■ Description of the task ■
Repeat all the material exactly; pictures stay out of your copy.

■ Dataset content ■
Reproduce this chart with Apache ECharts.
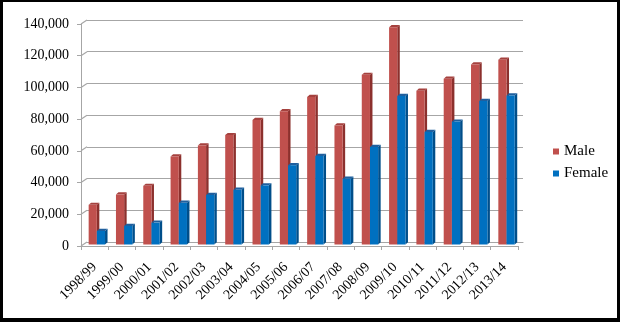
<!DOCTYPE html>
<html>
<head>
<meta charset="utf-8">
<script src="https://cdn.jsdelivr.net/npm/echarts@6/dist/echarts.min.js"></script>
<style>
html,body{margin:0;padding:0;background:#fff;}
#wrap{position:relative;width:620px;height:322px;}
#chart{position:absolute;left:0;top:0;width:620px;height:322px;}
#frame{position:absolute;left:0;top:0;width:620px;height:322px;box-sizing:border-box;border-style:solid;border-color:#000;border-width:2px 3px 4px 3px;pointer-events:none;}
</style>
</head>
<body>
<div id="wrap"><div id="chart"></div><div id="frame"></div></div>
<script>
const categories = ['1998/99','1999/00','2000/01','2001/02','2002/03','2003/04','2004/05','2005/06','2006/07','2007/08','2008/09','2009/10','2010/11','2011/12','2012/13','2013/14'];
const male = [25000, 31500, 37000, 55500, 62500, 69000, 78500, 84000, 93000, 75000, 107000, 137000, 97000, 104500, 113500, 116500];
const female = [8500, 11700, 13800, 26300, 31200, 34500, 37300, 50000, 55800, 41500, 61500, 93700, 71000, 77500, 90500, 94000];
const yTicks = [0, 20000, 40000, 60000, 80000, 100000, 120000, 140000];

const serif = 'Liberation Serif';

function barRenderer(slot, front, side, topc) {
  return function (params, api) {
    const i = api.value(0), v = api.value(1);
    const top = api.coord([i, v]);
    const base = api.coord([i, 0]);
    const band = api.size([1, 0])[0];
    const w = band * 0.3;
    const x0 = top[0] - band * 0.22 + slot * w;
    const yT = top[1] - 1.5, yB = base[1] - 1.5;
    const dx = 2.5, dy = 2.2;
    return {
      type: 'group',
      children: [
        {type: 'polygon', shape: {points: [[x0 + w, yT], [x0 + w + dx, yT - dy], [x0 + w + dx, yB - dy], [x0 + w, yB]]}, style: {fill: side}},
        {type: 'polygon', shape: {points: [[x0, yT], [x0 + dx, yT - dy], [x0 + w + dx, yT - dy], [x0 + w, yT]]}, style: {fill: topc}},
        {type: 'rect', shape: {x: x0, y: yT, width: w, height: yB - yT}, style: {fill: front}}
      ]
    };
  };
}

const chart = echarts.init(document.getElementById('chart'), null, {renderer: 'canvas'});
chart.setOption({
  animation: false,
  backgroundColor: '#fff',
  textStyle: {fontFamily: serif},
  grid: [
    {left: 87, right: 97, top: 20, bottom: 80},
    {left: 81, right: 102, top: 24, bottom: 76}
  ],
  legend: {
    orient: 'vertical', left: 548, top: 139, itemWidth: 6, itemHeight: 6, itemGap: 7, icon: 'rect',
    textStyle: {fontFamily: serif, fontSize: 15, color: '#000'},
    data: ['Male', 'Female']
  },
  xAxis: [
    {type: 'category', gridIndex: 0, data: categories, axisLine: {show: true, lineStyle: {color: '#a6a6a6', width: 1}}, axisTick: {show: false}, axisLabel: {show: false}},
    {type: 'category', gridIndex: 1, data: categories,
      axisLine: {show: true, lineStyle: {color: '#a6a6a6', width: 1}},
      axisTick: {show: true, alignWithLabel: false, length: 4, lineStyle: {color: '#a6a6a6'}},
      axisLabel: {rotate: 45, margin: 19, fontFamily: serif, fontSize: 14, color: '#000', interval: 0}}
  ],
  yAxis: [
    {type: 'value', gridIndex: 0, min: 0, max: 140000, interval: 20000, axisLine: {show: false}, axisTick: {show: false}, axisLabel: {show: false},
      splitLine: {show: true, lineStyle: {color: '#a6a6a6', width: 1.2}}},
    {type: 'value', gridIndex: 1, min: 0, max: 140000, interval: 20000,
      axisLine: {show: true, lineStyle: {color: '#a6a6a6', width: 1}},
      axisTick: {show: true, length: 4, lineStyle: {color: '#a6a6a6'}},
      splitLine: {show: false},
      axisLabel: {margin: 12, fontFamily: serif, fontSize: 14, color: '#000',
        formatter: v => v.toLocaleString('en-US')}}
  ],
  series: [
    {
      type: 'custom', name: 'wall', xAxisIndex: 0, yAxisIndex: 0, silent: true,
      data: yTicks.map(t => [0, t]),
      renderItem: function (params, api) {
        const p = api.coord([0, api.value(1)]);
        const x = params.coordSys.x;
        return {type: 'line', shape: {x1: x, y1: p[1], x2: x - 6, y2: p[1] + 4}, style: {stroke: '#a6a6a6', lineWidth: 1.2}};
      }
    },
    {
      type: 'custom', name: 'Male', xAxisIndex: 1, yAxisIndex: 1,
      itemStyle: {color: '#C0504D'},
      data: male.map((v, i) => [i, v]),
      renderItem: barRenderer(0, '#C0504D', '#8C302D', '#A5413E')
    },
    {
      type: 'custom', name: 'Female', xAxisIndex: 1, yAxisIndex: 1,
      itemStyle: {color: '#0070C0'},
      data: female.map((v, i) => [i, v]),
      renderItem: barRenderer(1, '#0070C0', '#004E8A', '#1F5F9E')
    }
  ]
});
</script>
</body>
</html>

■ Written solution ■
Reproduce this chart with Apache ECharts.
<!DOCTYPE html>
<html>
<head>
<meta charset="utf-8">
<script src="https://cdn.jsdelivr.net/npm/echarts@6/dist/echarts.min.js"></script>
<style>
html,body{margin:0;padding:0;background:#fff;}
#wrap{position:relative;width:620px;height:322px;}
#chart{position:absolute;left:0;top:0;width:620px;height:322px;}
#frame{position:absolute;left:0;top:0;width:620px;height:322px;box-sizing:border-box;border-style:solid;border-color:#000;border-width:2px 3px 4px 3px;pointer-events:none;}
</style>
</head>
<body>
<div id="wrap"><div id="chart"></div><div id="frame"></div></div>
<script>
const categories = ['1998/99','1999/00','2000/01','2001/02','2002/03','2003/04','2004/05','2005/06','2006/07','2007/08','2008/09','2009/10','2010/11','2011/12','2012/13','2013/14'];
const male = [25000, 31500, 37000, 55500, 62500, 69000, 78500, 84000, 93000, 75000, 107000, 137000, 97000, 104500, 113500, 116500];
const female = [8500, 11700, 13800, 26300, 31200, 34500, 37300, 50000, 55800, 41500, 61500, 93700, 71000, 77500, 90500, 94000];
const yTicks = [0, 20000, 40000, 60000, 80000, 100000, 120000, 140000];

const serif = 'Liberation Serif';

function barRenderer(slot, front, side, topc) {
  return function (params, api) {
    const i = api.value(0), v = api.value(1);
    const top = api.coord([i, v]);
    const base = api.coord([i, 0]);
    const band = api.size([1, 0])[0];
    const w = band * 0.3;
    const x0 = top[0] - band * 0.22 + slot * w;
    const yT = top[1] - 1.5, yB = base[1] - 1.5;
    const dx = 2.5, dy = 2.2;
    return {
      type: 'group',
      children: [
        {type: 'polygon', shape: {points: [[x0 + w, yT], [x0 + w + dx, yT - dy], [x0 + w + dx, yB - dy], [x0 + w, yB]]}, style: {fill: side}},
        {type: 'polygon', shape: {points: [[x0, yT], [x0 + dx, yT - dy], [x0 + w + dx, yT - dy], [x0 + w, yT]]}, style: {fill: topc}},
        {type: 'rect', shape: {x: x0, y: yT, width: w, height: yB - yT}, style: {fill: front}}
      ]
    };
  };
}

const chart = echarts.init(document.getElementById('chart'), null, {renderer: 'canvas'});
chart.setOption({
  animation: false,
  backgroundColor: '#fff',
  textStyle: {fontFamily: serif},
  grid: [
    {left: 87, right: 97, top: 20, bottom: 80},
    {left: 81, right: 102, top: 24, bottom: 76}
  ],
  legend: {
    orient: 'vertical', left: 548, top: 139, itemWidth: 6, itemHeight: 6, itemGap: 7, icon: 'rect',
    textStyle: {fontFamily: serif, fontSize: 15, color: '#000'},
    data: ['Male', 'Female']
  },
  xAxis: [
    {type: 'category', gridIndex: 0, data: categories, axisLine: {show: true, lineStyle: {color: '#a6a6a6', width: 1}}, axisTick: {show: false}, axisLabel: {show: false}},
    {type: 'category', gridIndex: 1, data: categories,
      axisLine: {show: true, lineStyle: {color: '#a6a6a6', width: 1}},
      axisTick: {show: true, alignWithLabel: false, length: 4, lineStyle: {color: '#a6a6a6'}},
      axisLabel: {rotate: 45, margin: 19, fontFamily: serif, fontSize: 14, color: '#000', interval: 0}}
  ],
  yAxis: [
    {type: 'value', gridIndex: 0, min: 0, max: 140000, interval: 20000, axisLine: {show: false}, axisTick: {show: false}, axisLabel: {show: false},
      splitLine: {show: true, lineStyle: {color: '#a6a6a6', width: 1.2}}},
    {type: 'value', gridIndex: 1, min: 0, max: 140000, interval: 20000,
      axisLine: {show: true, lineStyle: {color: '#a6a6a6', width: 1}},
      axisTick: {show: true, length: 4, lineStyle: {color: '#a6a6a6'}},
      splitLine: {show: false},
      axisLabel: {margin: 12, fontFamily: serif, fontSize: 14, color: '#000',
        formatter: v => v.toLocaleString('en-US')}}
  ],
  series: [
    {
      type: 'custom', name: 'wall', xAxisIndex: 0, yAxisIndex: 0, silent: true,
      data: yTicks.map(t => [0, t]),
      renderItem: function (params, api) {
        const p = api.coord([0, api.value(1)]);
        const x = params.coordSys.x;
        return {type: 'line', shape: {x1: x, y1: p[1], x2: x - 6, y2: p[1] + 4}, style: {stroke: '#a6a6a6', lineWidth: 1.2}};
      }
    },
    {
      type: 'custom', name: 'Male', xAxisIndex: 1, yAxisIndex: 1,
      itemStyle: {color: '#C0504D'},
      data: male.map((v, i) => [i, v]),
      renderItem: barRenderer(0, '#C0504D', '#8C302D', '#A5413E')
    },
    {
      type: 'custom', name: 'Female', xAxisIndex: 1, yAxisIndex: 1,
      itemStyle: {color: '#0070C0'},
      data: female.map((v, i) => [i, v]),
      renderItem: barRenderer(1, '#0070C0', '#004E8A', '#1F5F9E')
    }
  ]
});
</script>
</body>
</html>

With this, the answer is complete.